## [SHORT PROBLEM]
Produce a word-for-word copy of the listing below without its pictures.

## [DATA SHOWN]
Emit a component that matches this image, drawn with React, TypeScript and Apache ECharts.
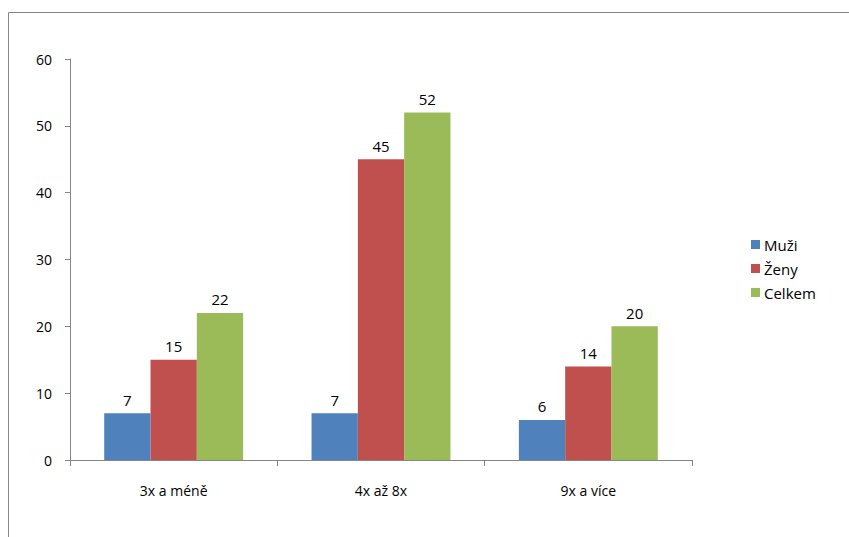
import React, { useEffect, useRef } from "react";
import * as echarts from "echarts";

const categories = ["3x a méně", "4x až 8x", "9x a více"];
const muzi = [7, 7, 6];
const zeny = [15, 45, 14];
const celkem = [22, 52, 20];
const seriesNames = ["Muži", "Ženy", "Celkem"];
const colors = ["#4F81BD", "#C0504D", "#9BBB59"];

export default function App() {
  const ref = useRef<HTMLDivElement>(null);
  useEffect(() => {
    if (!ref.current) return;
    const chart = echarts.init(ref.current, undefined, { renderer: "svg" });
    const font = "'Open Sans', 'Liberation Sans', sans-serif";
    const values = [muzi, zeny, celkem];
    chart.setOption({
      animation: false,
      textStyle: { fontFamily: font },
      graphic: [
        {
          type: "rect",
          shape: { x: 8.5, y: 12.5, width: 1000, height: 1000 },
          style: { fill: "none", stroke: "#868686", lineWidth: 1 },
          silent: true,
        },
      ],
      grid: { left: 70, right: 157, top: 59, bottom: 77 },
      legend: {
        orient: "vertical",
        left: 746,
        top: 232,
        itemWidth: 9,
        itemHeight: 9,
        itemGap: 9,
        icon: "rect",
        textStyle: { fontSize: 15, color: "#000", fontFamily: font, padding: [0, 0, 0, -1] },
        data: seriesNames,
      },
      xAxis: {
        type: "category",
        data: categories,
        axisLine: { lineStyle: { color: "#868686" } },
        axisTick: { show: true, length: 6, interval: 0, lineStyle: { color: "#868686" } },
        axisLabel: { fontSize: 14, color: "#000", margin: 23, fontFamily: font },
      },
      yAxis: {
        type: "value",
        min: 0,
        max: 60,
        interval: 10,
        splitLine: { show: false },
        axisLine: { show: true, lineStyle: { color: "#868686" } },
        axisTick: { show: true, length: 5, lineStyle: { color: "#868686" } },
        axisLabel: { fontSize: 14, color: "#000", margin: 18, fontFamily: font },
      },
      series: seriesNames.map((name, i) => ({
        name,
        type: "bar",
        data: values[i],
        barGap: "0%",
        barCategoryGap: "33%",
        itemStyle: { color: colors[i] },
        label: {
          show: true,
          position: "top",
          distance: 6,
          fontSize: 15,
          color: "#000",
          fontFamily: font,
        },
      })),
    });
    return () => chart.dispose();
  }, []);
  return (
    <div
      ref={ref}
      style={{ position: "fixed", left: 0, top: 0, width: 849, height: 537, background: "#fff" }}
    />
  );
}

## [THE OUTPUT]
Emit a component that matches this image, drawn with React, TypeScript and Apache ECharts.
import React, { useEffect, useRef } from "react";
import * as echarts from "echarts";

const categories = ["3x a méně", "4x až 8x", "9x a více"];
const muzi = [7, 7, 6];
const zeny = [15, 45, 14];
const celkem = [22, 52, 20];
const seriesNames = ["Muži", "Ženy", "Celkem"];
const colors = ["#4F81BD", "#C0504D", "#9BBB59"];

export default function App() {
  const ref = useRef<HTMLDivElement>(null);
  useEffect(() => {
    if (!ref.current) return;
    const chart = echarts.init(ref.current, undefined, { renderer: "svg" });
    const font = "'Open Sans', 'Liberation Sans', sans-serif";
    const values = [muzi, zeny, celkem];
    chart.setOption({
      animation: false,
      textStyle: { fontFamily: font },
      graphic: [
        {
          type: "rect",
          shape: { x: 8.5, y: 12.5, width: 1000, height: 1000 },
          style: { fill: "none", stroke: "#868686", lineWidth: 1 },
          silent: true,
        },
      ],
      grid: { left: 70, right: 157, top: 59, bottom: 77 },
      legend: {
        orient: "vertical",
        left: 746,
        top: 232,
        itemWidth: 9,
        itemHeight: 9,
        itemGap: 9,
        icon: "rect",
        textStyle: { fontSize: 15, color: "#000", fontFamily: font, padding: [0, 0, 0, -1] },
        data: seriesNames,
      },
      xAxis: {
        type: "category",
        data: categories,
        axisLine: { lineStyle: { color: "#868686" } },
        axisTick: { show: true, length: 6, interval: 0, lineStyle: { color: "#868686" } },
        axisLabel: { fontSize: 14, color: "#000", margin: 23, fontFamily: font },
      },
      yAxis: {
        type: "value",
        min: 0,
        max: 60,
        interval: 10,
        splitLine: { show: false },
        axisLine: { show: true, lineStyle: { color: "#868686" } },
        axisTick: { show: true, length: 5, lineStyle: { color: "#868686" } },
        axisLabel: { fontSize: 14, color: "#000", margin: 18, fontFamily: font },
      },
      series: seriesNames.map((name, i) => ({
        name,
        type: "bar",
        data: values[i],
        barGap: "0%",
        barCategoryGap: "33%",
        itemStyle: { color: colors[i] },
        label: {
          show: true,
          position: "top",
          distance: 6,
          fontSize: 15,
          color: "#000",
          fontFamily: font,
        },
      })),
    });
    return () => chart.dispose();
  }, []);
  return (
    <div
      ref={ref}
      style={{ position: "fixed", left: 0, top: 0, width: 849, height: 537, background: "#fff" }}
    />
  );
}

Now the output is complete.